▸ Exercise goal:
Can you write out all the lines word for word, with no pictures?

◆ ◆ ◆ ◆ ◆

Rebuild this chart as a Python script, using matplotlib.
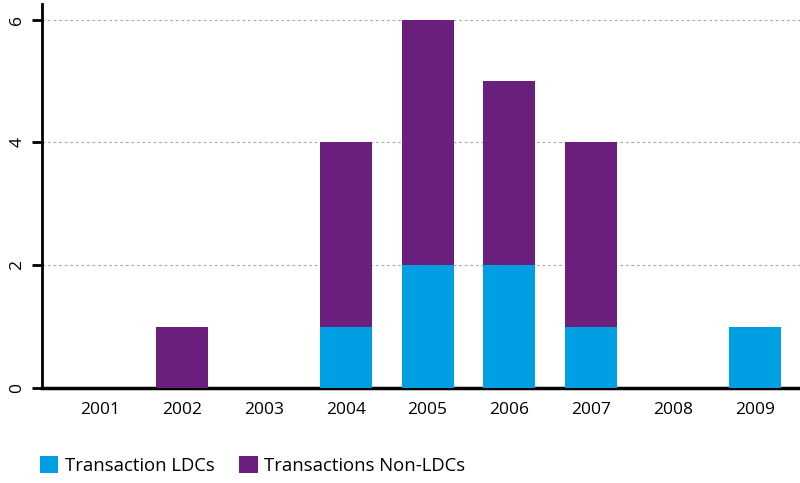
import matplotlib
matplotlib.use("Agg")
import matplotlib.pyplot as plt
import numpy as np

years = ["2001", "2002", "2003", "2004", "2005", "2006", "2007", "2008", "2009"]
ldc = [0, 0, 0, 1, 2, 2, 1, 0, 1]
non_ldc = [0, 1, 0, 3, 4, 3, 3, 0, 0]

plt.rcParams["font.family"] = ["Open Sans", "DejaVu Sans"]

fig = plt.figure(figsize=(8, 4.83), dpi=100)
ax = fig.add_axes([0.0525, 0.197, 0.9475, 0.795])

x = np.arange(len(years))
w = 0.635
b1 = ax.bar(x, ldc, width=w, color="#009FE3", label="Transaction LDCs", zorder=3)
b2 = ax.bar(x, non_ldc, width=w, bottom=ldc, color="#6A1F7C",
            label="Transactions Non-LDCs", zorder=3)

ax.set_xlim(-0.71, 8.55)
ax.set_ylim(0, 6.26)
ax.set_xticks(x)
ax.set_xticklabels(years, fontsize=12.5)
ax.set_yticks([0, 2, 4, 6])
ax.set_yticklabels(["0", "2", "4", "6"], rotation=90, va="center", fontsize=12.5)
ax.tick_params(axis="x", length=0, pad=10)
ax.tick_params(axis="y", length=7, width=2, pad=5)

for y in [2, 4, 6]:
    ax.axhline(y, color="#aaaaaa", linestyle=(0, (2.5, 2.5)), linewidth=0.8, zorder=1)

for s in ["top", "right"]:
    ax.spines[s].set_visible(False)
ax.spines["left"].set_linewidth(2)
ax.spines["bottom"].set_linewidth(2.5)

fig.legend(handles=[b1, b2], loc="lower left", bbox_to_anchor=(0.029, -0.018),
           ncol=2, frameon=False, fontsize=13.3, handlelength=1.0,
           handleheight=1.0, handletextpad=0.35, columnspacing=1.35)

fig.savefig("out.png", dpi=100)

◆ ◆ ◆ ◆ ◆

▸ Exercise answer:
Rebuild this chart as a Python script, using matplotlib.
import matplotlib
matplotlib.use("Agg")
import matplotlib.pyplot as plt
import numpy as np

years = ["2001", "2002", "2003", "2004", "2005", "2006", "2007", "2008", "2009"]
ldc = [0, 0, 0, 1, 2, 2, 1, 0, 1]
non_ldc = [0, 1, 0, 3, 4, 3, 3, 0, 0]

plt.rcParams["font.family"] = ["Open Sans", "DejaVu Sans"]

fig = plt.figure(figsize=(8, 4.83), dpi=100)
ax = fig.add_axes([0.0525, 0.197, 0.9475, 0.795])

x = np.arange(len(years))
w = 0.635
b1 = ax.bar(x, ldc, width=w, color="#009FE3", label="Transaction LDCs", zorder=3)
b2 = ax.bar(x, non_ldc, width=w, bottom=ldc, color="#6A1F7C",
            label="Transactions Non-LDCs", zorder=3)

ax.set_xlim(-0.71, 8.55)
ax.set_ylim(0, 6.26)
ax.set_xticks(x)
ax.set_xticklabels(years, fontsize=12.5)
ax.set_yticks([0, 2, 4, 6])
ax.set_yticklabels(["0", "2", "4", "6"], rotation=90, va="center", fontsize=12.5)
ax.tick_params(axis="x", length=0, pad=10)
ax.tick_params(axis="y", length=7, width=2, pad=5)

for y in [2, 4, 6]:
    ax.axhline(y, color="#aaaaaa", linestyle=(0, (2.5, 2.5)), linewidth=0.8, zorder=1)

for s in ["top", "right"]:
    ax.spines[s].set_visible(False)
ax.spines["left"].set_linewidth(2)
ax.spines["bottom"].set_linewidth(2.5)

fig.legend(handles=[b1, b2], loc="lower left", bbox_to_anchor=(0.029, -0.018),
           ncol=2, frameon=False, fontsize=13.3, handlelength=1.0,
           handleheight=1.0, handletextpad=0.35, columnspacing=1.35)

fig.savefig("out.png", dpi=100)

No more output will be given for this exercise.